### Exercise details:
Below is a listing; print exactly its lines from the one containing "What D3.js code" down to the one containing "width - margin.right]);", both inclusive, with every picture left out.
****************************************
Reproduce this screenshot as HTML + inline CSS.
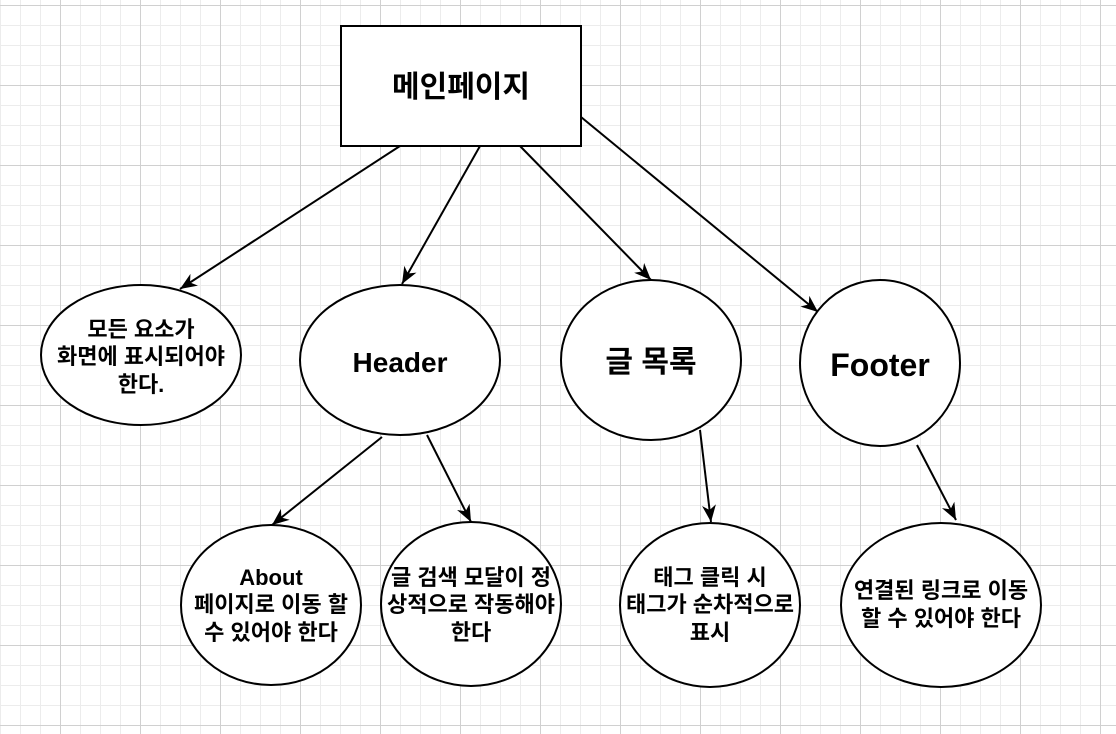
<!DOCTYPE html>
<html><head><meta charset="utf-8"><style>
html,body{margin:0;padding:0;background:#fff;}
svg{display:block;}
text{font-family:"Liberation Sans","Noto Sans CJK KR",sans-serif;font-weight:bold;fill:#000;text-anchor:middle;}
</style></head><body>
<svg width="1116" height="734" viewBox="0 0 1116 734" xmlns="http://www.w3.org/2000/svg">
<defs>
<pattern id="minor" width="20" height="20" patternUnits="userSpaceOnUse" x="0" y="5">
<path d="M0 0.5H20M0.5 0V20" fill="none" stroke="#ececec" stroke-width="1"/>
</pattern>
<pattern id="major" width="80" height="80" patternUnits="userSpaceOnUse" x="60" y="5">
<path d="M0 0.5H80M0.5 0V80" fill="none" stroke="#d0d0d0" stroke-width="1"/>
</pattern>
<marker id="a" markerWidth="20" markerHeight="16" refX="17" refY="7" orient="auto" markerUnits="userSpaceOnUse">
<path d="M0 0L17 7L0 14L5 7Z" fill="#000"/>
</marker>
</defs>
<rect width="1116" height="734" fill="url(#minor)"/>
<rect width="1116" height="734" fill="url(#major)"/>
<g stroke="#000" stroke-width="2" fill="none" marker-end="url(#a)">
<line x1="400" y1="146" x2="180" y2="289"/>
<line x1="480" y1="146" x2="402" y2="284"/>
<line x1="520" y1="146" x2="651" y2="280"/>
<line x1="581" y1="117" x2="818" y2="312"/>
<line x1="382" y1="437" x2="272" y2="525"/>
<line x1="427" y1="435" x2="471" y2="522"/>
<line x1="700" y1="430" x2="711" y2="522"/>
<line x1="917" y1="445" x2="956" y2="520"/>
</g>
<g stroke="#000" stroke-width="2" fill="#fff">
<rect x="341" y="26" width="240" height="120"/>
<ellipse cx="141" cy="355" rx="100" ry="70"/>
<ellipse cx="400" cy="360" rx="100" ry="75"/>
<ellipse cx="651" cy="360" rx="90" ry="80"/>
<ellipse cx="880" cy="363" rx="80" ry="83"/>
<ellipse cx="271" cy="605" rx="90" ry="80"/>
<ellipse cx="471" cy="604" rx="90" ry="82"/>
<ellipse cx="710" cy="605" rx="90" ry="82"/>
<ellipse cx="941" cy="605" rx="100" ry="82"/>
</g>
<text x="461" y="97" font-size="30">메인페이지</text>
<g font-size="22">
<text x="141" y="337">모든 요소가</text>
<text x="141" y="364">화면에 표시되어야</text>
<text x="141" y="392">한다.</text>
</g>
<text x="400" y="372" font-size="28">Header</text>
<text x="651" y="372" font-size="30">글 목록</text>
<text x="880" y="376" font-size="32">Footer</text>
<g font-size="22">
<text x="271" y="585">About</text>
<text x="271" y="612">페이지로 이동 할</text>
<text x="271" y="640">수 있어야 한다</text>
<text x="471" y="585">글 검색 모달이 정</text>
<text x="471" y="612">상적으로 작동해야</text>
<text x="471" y="640">한다</text>
<text x="710" y="585">태그 클릭 시</text>
<text x="710" y="612">태그가 순차적으로</text>
<text x="710" y="640">표시</text>
<text x="941" y="598">연결된 링크로 이동</text>
<text x="941" y="626">할 수 있어야 한다</text>
</g>
</svg>
</body></html>
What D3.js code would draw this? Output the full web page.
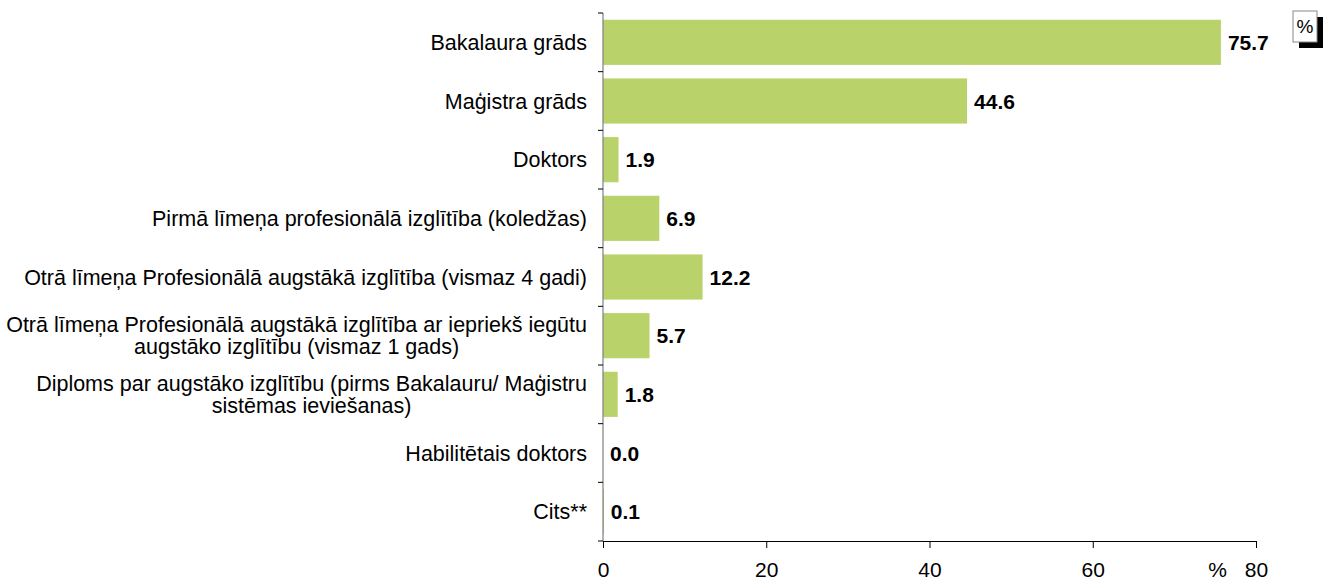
<!DOCTYPE html>
<html>
<head>
<meta charset="utf-8">
<script src="https://cdn.jsdelivr.net/npm/d3@7"></script>
<style>
  body { margin: 0; background: #fff; }
  svg { display: block; font-family: "Liberation Sans", Arial, sans-serif; }
</style>
</head>
<body>
<svg id="chart"></svg>
<script>
const width = 1329;
const height = 584;

// data
const categories = [
  ["Bakalaura grāds"],
  ["Maģistra grāds"],
  ["Doktors"],
  ["Pirmā līmeņa profesionālā izglītība (koledžas)"],
  ["Otrā līmeņa Profesionālā augstākā izglītība (vismaz 4 gadi)"],
  ["Otrā līmeņa Profesionālā augstākā izglītība ar iepriekš iegūtu", "augstāko izglītību (vismaz 1 gads)"],
  ["Diploms par augstāko izglītību (pirms Bakalauru/ Maģistru", "sistēmas ieviešanas)"],
  ["Habilitētais doktors"],
  ["Cits**"]
];
const values = [75.7, 44.6, 1.9, 6.9, 12.2, 5.7, 1.8, 0.0, 0.1];
const xTicks = [0, 20, 40, 60, 80];
const unitLabel = "%";

const margin = {top: 13, right: 73, bottom: 43, left: 603};
const fontSize = 21;
const labelSize = 21.5;
const barColor = "#b9d36a";

const svg = d3.select("#chart").attr("width", width).attr("height", height);

const x = d3.scaleLinear()
    .domain([0, 80])
    .range([margin.left, width - margin.right]);

const y = d3.scaleBand()
    .domain(d3.range(categories.length))
    .range([margin.top, height - margin.bottom])
    .padding(0);

const barH = y.bandwidth() * 0.77;

// bars
svg.append("g").selectAll("rect")
    .data(values)
    .join("rect")
    .attr("x", x(0))
    .attr("y", (d, i) => y(i) + (y.bandwidth() - barH) / 2)
    .attr("width", d => x(d) - x(0))
    .attr("height", barH)
    .attr("fill", barColor);

// value labels
svg.append("g").selectAll("text")
    .data(values)
    .join("text")
    .attr("x", d => x(d) + 7)
    .attr("y", (d, i) => y(i) + y.bandwidth() / 2)
    .attr("dy", "0.36em")
    .attr("font-size", fontSize)
    .attr("font-weight", "bold")
    .attr("fill", "#000")
    .text(d => d.toFixed(1));

// y axis line + ticks at band boundaries
const yAxis = svg.append("g");
yAxis.append("line")
    .attr("x1", x(0)).attr("x2", x(0))
    .attr("y1", margin.top).attr("y2", height - margin.bottom)
    .attr("stroke", "#7f7f7f").attr("stroke-width", 1.2);
const bounds = d3.range(categories.length + 1).map(i => margin.top + i * y.step());
yAxis.selectAll(".tk")
    .data(bounds)
    .join("line")
    .attr("class", "tk")
    .attr("x1", x(0) - 5).attr("x2", x(0))
    .attr("y1", d => d).attr("y2", d => d)
    .attr("stroke", "#000");

// category labels (multi-line ones centred on their block)
const labelRight = x(0) - 16;
const lineH = 22;
categories.forEach((lines, i) => {
  const g = svg.append("g");
  const cy = y(i) + y.bandwidth() / 2;
  const texts = lines.map((t, j) => g.append("text")
      .attr("y", cy + (j - (lines.length - 1) / 2) * lineH)
      .attr("dy", "0.36em")
      .attr("font-size", labelSize)
      .attr("fill", "#000")
      .text(t));
  const widths = texts.map(t => t.node().getComputedTextLength());
  const maxW = d3.max(widths);
  const cx = labelRight - maxW / 2;
  texts.forEach(t => t.attr("x", cx).attr("text-anchor", "middle"));
});

// x axis
const xAxis = svg.append("g")
    .attr("transform", `translate(0,${height - margin.bottom})`)
    .call(d3.axisBottom(x).tickValues(xTicks).tickSize(7).tickPadding(14).tickSizeOuter(0));
xAxis.select(".domain").attr("stroke", "#000");
xAxis.selectAll(".tick line").attr("stroke", "#000");
xAxis.selectAll(".tick text")
    .attr("font-size", fontSize)
    .attr("font-family", "Liberation Sans, Arial, sans-serif")
    .attr("fill", "#000");

svg.append("text")
    .attr("x", x(75.3))
    .attr("y", height - margin.bottom + 21)
    .attr("dy", "0.71em")
    .attr("text-anchor", "middle")
    .attr("font-size", fontSize)
    .text(unitLabel);

// small boxed unit label in the corner
const box = svg.append("g").attr("transform", "translate(1293,11)");
box.append("rect").attr("x", 6).attr("y", 6).attr("width", 24).attr("height", 31).attr("fill", "#000");
box.append("rect").attr("x", 0).attr("y", 0).attr("width", 24).attr("height", 31)
    .attr("fill", "#fff").attr("stroke", "#888").attr("stroke-width", 1);
box.append("text")
    .attr("x", 12).attr("y", 15).attr("dy", "0.36em")
    .attr("text-anchor", "middle").attr("font-size", 19)
    .text(unitLabel);
</script>
</body>
</html>
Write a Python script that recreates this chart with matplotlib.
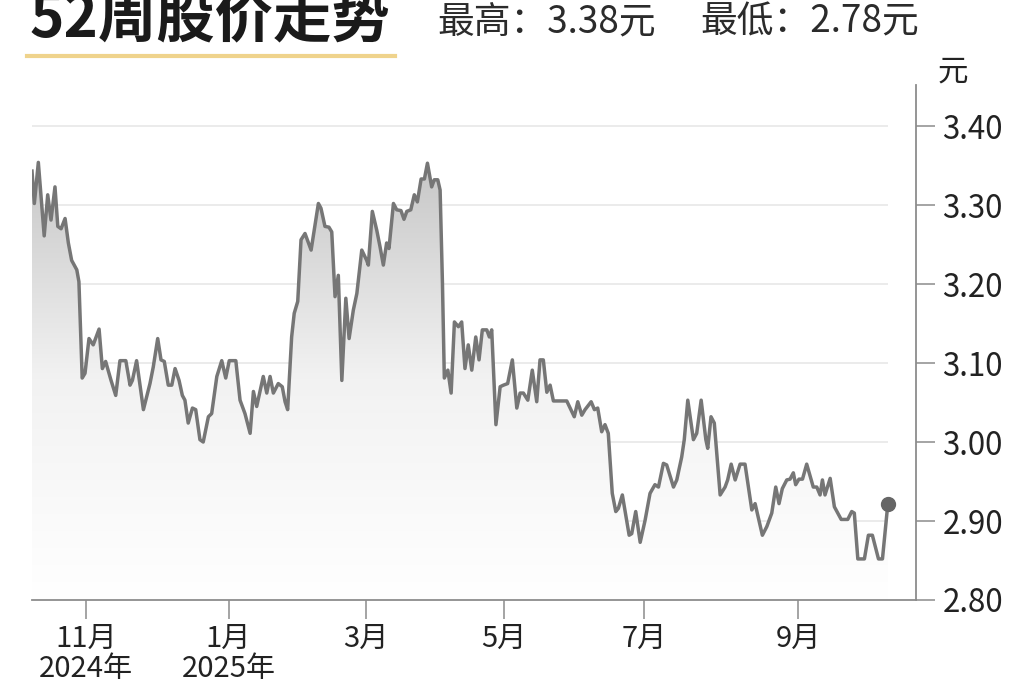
****************************************
### Complete output:
What D3.js code would draw this? Output the full web page.
<!DOCTYPE html>
<html>
<head>
<meta charset="utf-8">
<script src="https://cdn.jsdelivr.net/npm/d3@7"></script>
<style>
  body { margin: 0; background: #fff; }
  svg { display: block; font-family: "Liberation Sans", Arial, sans-serif; }
</style>
</head>
<body>
<svg id="chart"></svg>
<script>
const width = 1329;
const height = 584;

// data
const categories = [
  ["Bakalaura grāds"],
  ["Maģistra grāds"],
  ["Doktors"],
  ["Pirmā līmeņa profesionālā izglītība (koledžas)"],
  ["Otrā līmeņa Profesionālā augstākā izglītība (vismaz 4 gadi)"],
  ["Otrā līmeņa Profesionālā augstākā izglītība ar iepriekš iegūtu", "augstāko izglītību (vismaz 1 gads)"],
  ["Diploms par augstāko izglītību (pirms Bakalauru/ Maģistru", "sistēmas ieviešanas)"],
  ["Habilitētais doktors"],
  ["Cits**"]
];
const values = [75.7, 44.6, 1.9, 6.9, 12.2, 5.7, 1.8, 0.0, 0.1];
const xTicks = [0, 20, 40, 60, 80];
const unitLabel = "%";

const margin = {top: 13, right: 73, bottom: 43, left: 603};
const fontSize = 21;
const labelSize = 21.5;
const barColor = "#b9d36a";

const svg = d3.select("#chart").attr("width", width).attr("height", height);

const x = d3.scaleLinear()
    .domain([0, 80])
    .range([margin.left, width - margin.right]);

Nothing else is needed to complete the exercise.